Crítica/ “Fim"
Magali Biff nas fronteiras do desbafo-manifesto |
É na finitude que a contemporaneidade se torna ainda
mais inescapável, e de que trata o diretor Felipe Hirsch em “Fim”. Fronteiras
da arte, história, linguagens, tempos, se diluem nos processos de criação,
vividos como enfrentamentos em batalhas que, a meio, já apontam para derrotas.
O exercício da invenção parece esgotado pela ausência de perspectivas menos
nebulosas, num momento em que experiências de buscar novos códigos esbarram na
impermeabilidade da recepção. Como em “Puzzle”, que marcou viragem na carreira
de Hirsch, a atual montagem em cena no Sesc Anchieta, na capital paulista, se
arma em quebra-cabeças de quatro quadros, escritos pelo argentino Rafael
Spregelburd. Em cada um deles, e nas contribuições de André e Sérgio Sant’Anna,
se distribuem as estocadas de humor cítrico e formas agridoces, num quarteto de
entrechoques, culminando com um ruidosa performance cética-demolidora. Na cena
inicial, “O Fim das Fronteiras”, os limites da expressão falada e dos
significados que se impõem a discurso com a amplitude da dispersão, Renato
Borghi joga palavras em inglês e canta
velho tango argentino, em tradução amalucada por Magali Biff. Em “O Fim da
Arte”, questões acadêmicas e papel do crítico, além da restauração do passado e
possibilidades de futuro, disparam tiroteio à hipocrisia de uma certa
terminologia e ironia na manipulação de preceitos. Amanda Lyra interpreta com o
corpo, conceitos enrijecidos, enquanto Rodrigo Bolzan implode o desuso da
palavra.
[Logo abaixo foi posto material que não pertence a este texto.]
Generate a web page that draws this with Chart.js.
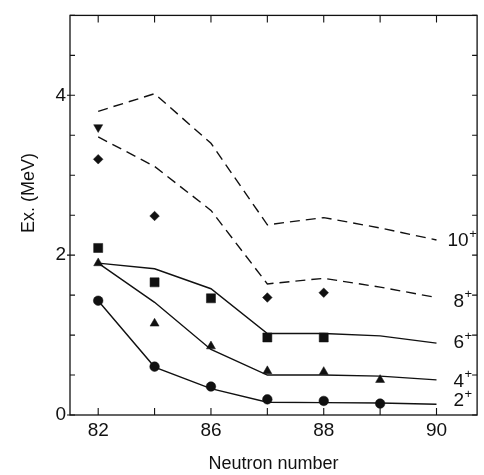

Em “Fim da Nobreza”, talvez a menos ajustada das quatro cenas, a arte
é bufonaria para a elite mediada pelo dinheiro. Danilo Grangheia se faz duplo
para figurar absurdos. Já “O Fim da História”, quando grupo teatral algo
mambembe ensaia um clássico qualquer, expõe o incêndio destruidor do teatro
condenado à repetição e comprometido na sua sobrevivência pelos espectros da
atualidade. Mais do que posição niilista, que o título promete e a encenação não
compartilha integralmente, “Fim” é
desabafo-manifesto de um corte sem suturas.